16 short 6-channel resting-state recordings at 128 Hz; half get a 10 Hz alpha bump so the feature table is non-degenerate.

def _make_raw(seed: int, eyes_closed: bool, secs: int = 240) -> mne.io.Raw:
    n = 128 * secs
    data = np.random.default_rng(seed).standard_normal((6, n)) * 1e-6
    if eyes_closed:
        data += 4e-6 * np.sin(2 * np.pi * 10.0 * np.arange(n) / 128)
    info = mne.create_info(["O1", "Oz", "O2", "Cz", "Pz", "POz"], 128, "eeg")
    raw = mne.io.RawArray(data, info)
    raw.filter(1.0, 40.0)
    return raw


N_REC = 16
ds = BaseConcatDataset(
    [
        RawDataset(
            _make_raw(i, bool(i % 2)),
            target_name="target",
            description={"subject": f"sub-{i:02d}", "target": int(i % 2)},
        )
        for i in range(N_REC)
    ]
)
windows = create_fixed_length_windows(
    ds,
    start_offset_samples=0,
    stop_offset_samples=None,
    window_size_samples=256,
    window_stride_samples=256,
    drop_last_window=True,
    preload=True,
)
N_WIN = sum(len(d) for d in windows.datasets)
print(f"recordings={N_REC} windows={N_WIN} cores_available={N_CORES}")
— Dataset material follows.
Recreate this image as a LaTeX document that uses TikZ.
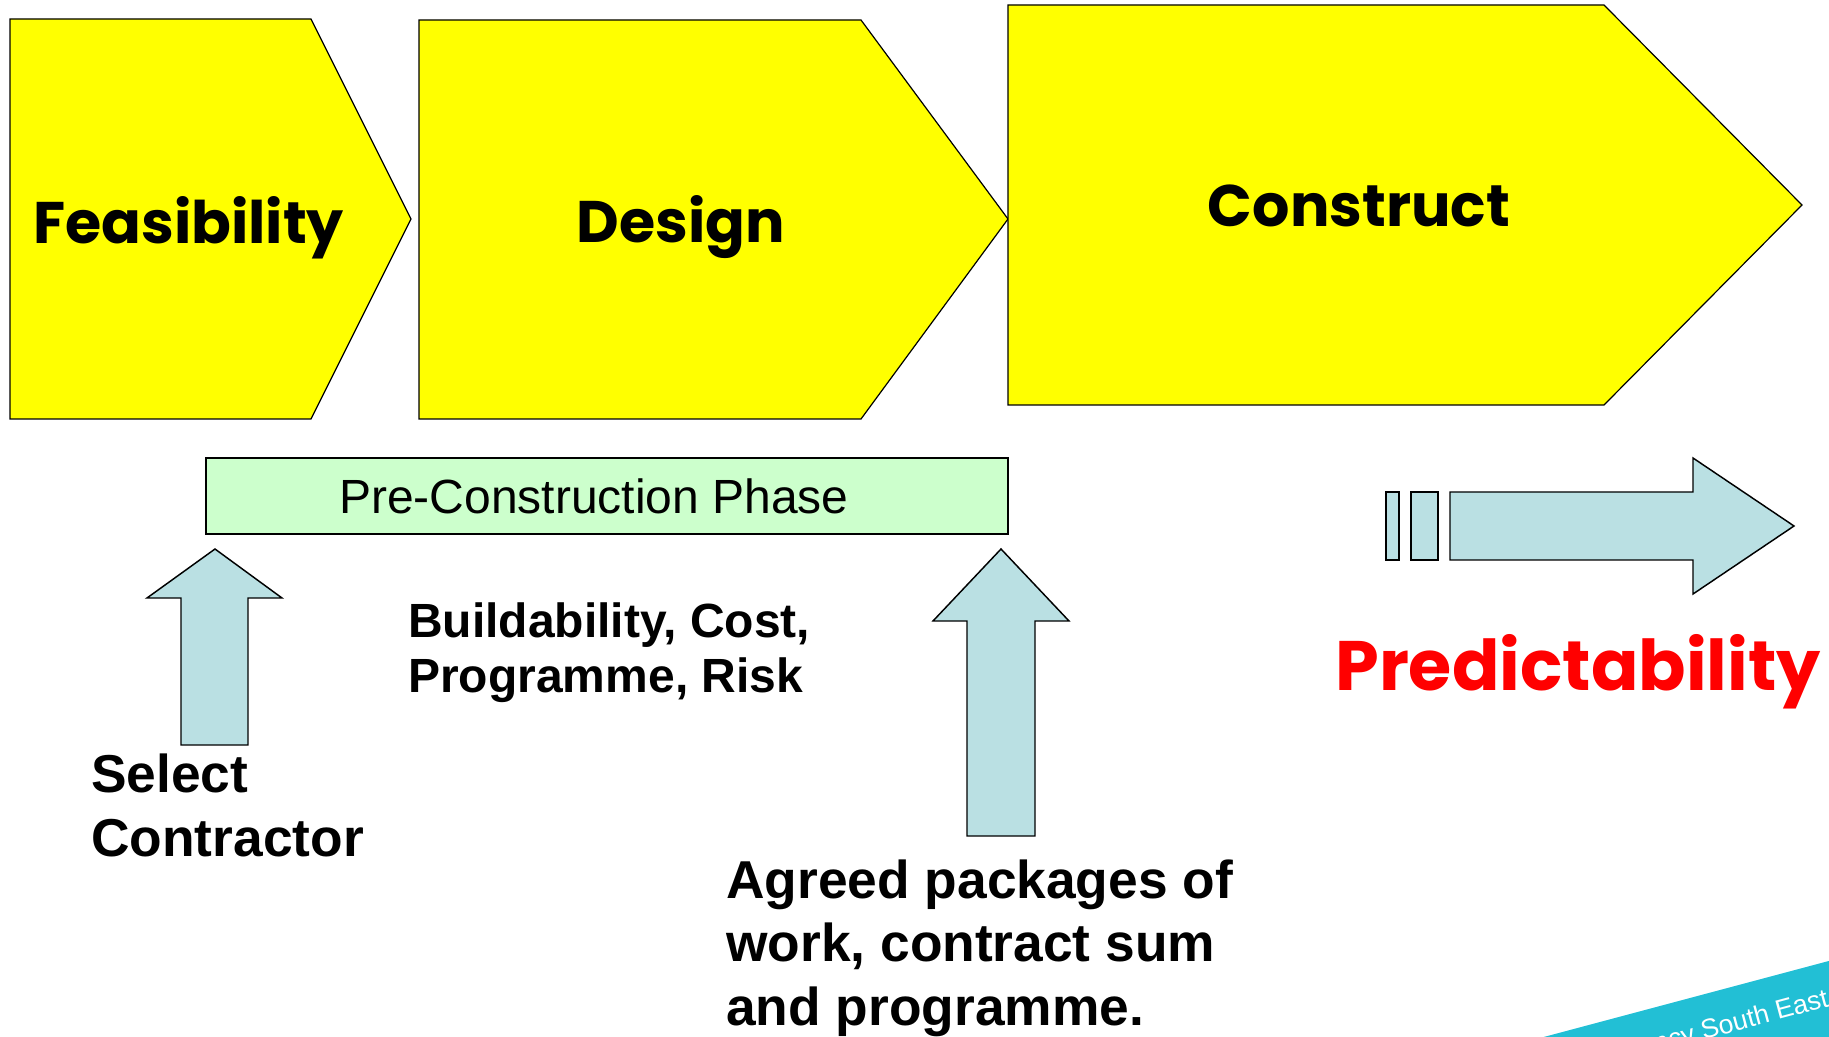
\documentclass[tikz,border=0pt]{standalone}
\usepackage{fontspec}
\setmainfont{Liberation Sans}
\newfontfamily\comicfont{Poppins}
\usepackage{tikz}
\usetikzlibrary{positioning}
\definecolor{phaseYellow}{HTML}{FFFF00}
\definecolor{preconGreen}{HTML}{CCFFCC}
\definecolor{arrowBlue}{HTML}{BAE0E3}
\definecolor{bannerCyan}{HTML}{22BFD5}

\begin{document}
\begin{tikzpicture}[
  x=0.75pt, y=-0.75pt,
  phase/.style={draw=black, fill=phaseYellow, line width=0.9pt},
  phasetxt/.style={font=\comicfont\bfseries\fontsize{44}{48}\selectfont,
                   inner sep=0pt, anchor=base},
  preconbox/.style={draw=black, fill=preconGreen, line width=0.9pt},
  blockarr/.style={draw=black, fill=arrowBlue, line width=1.1pt},
  notetxt/.style={font=\bfseries\fontsize{40}{47.5}\selectfont,
                  align=left, inner sep=0pt, anchor=base west}
]
\useasboundingbox (0,0) rectangle (1829,1037);

% project stages
\draw[phase] (10,19) -- (311,19) -- (411,219) -- (311,419) -- (10,419) -- cycle;
\draw[phase] (419,20) -- (861,20) -- (1008,219) -- (861,419) -- (419,419) -- cycle;
\draw[phase] (1008,5) -- (1604,5) -- (1802,205) -- (1604,405) -- (1008,405) -- cycle;
\node[phasetxt, anchor=base west] (feas) at (33,244) {Feasibility};
\node[phasetxt] (design) at (681,243) {Design};
\node[phasetxt] (constr) at (1359,227) {Construct};

% pre-construction bar
\draw[preconbox] (206,458) rectangle (1008,534);
\node[anchor=base, inner sep=0pt, font=\fontsize{36}{40}\selectfont] (precon) at (594,514)
  {Pre-Construction Phase};

% block arrows
\draw[blockarr] (215,549) -- (282,598) -- (248,598) -- (248,745) -- (181,745)
  -- (181,598) -- (147,598) -- cycle;
\draw[blockarr] (1001,549) -- (1069,621) -- (1035,621) -- (1035,836) -- (967,836)
  -- (967,621) -- (933,621) -- cycle;
\draw[blockarr] (1386,492) rectangle (1399,560);
\draw[blockarr] (1411,492) rectangle (1438,560);
\draw[blockarr] (1450,492) -- (1693,492) -- (1693,458) -- (1794,526) -- (1693,594)
  -- (1693,560) -- (1450,560) -- cycle;

% notes (anchored on the last line)
\node[notetxt, font=\bfseries\fontsize{36}{41.25}\selectfont] (build) at (408,692)
  {Buildability, Cost,\\Programme, Risk};
\node[notetxt, font=\bfseries\fontsize{40}{48}\selectfont] (select) at (91,856)
  {Select\\Contractor};
\node[notetxt] (agreed) at (726,1025)
  {Agreed packages of\\work, contract sum\\and programme.};
\node[phasetxt, text=red, font=\comicfont\bfseries\fontsize{52.5}{58}\selectfont]
  (predict) at (1578,690) {Predictability};

% corner banner
\begin{scope}
  \clip (0,0) rectangle (1829,1037);
  \fill[bannerCyan] (1450,1062) -- (1900,942) -- (1930,1060) -- (1480,1180) -- cycle;
  \node[rotate=15, anchor=base east, inner sep=0pt, text=white,
        font=\fontsize{20}{24}\selectfont] (agency) at (1830,1006) {Agency South East};
\end{scope}
\end{tikzpicture}
\end{document}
Feature mix: multiscale sample entropy dominates and is what makes parallelism pay; spectral_preprocessor is shared so the Welch PSD runs once per window, not once per band.

features = {
    "var": signal_variance,
    "mse": complexity_multiscale_entropy,
    "spec": FeatureExtractor(
        {
            "bp": partial(
                spectral_bands_power, bands={"alpha": (8, 12), "beta": (12, 30)}
            )
        },
        preprocessor=partial(spectral_preprocessor, window_size_in_sec=1.0),
    ),
}

Step 1 – profile the single-threaded baseline#

Run once with n_jobs=1 and assert no rows are silently dropped.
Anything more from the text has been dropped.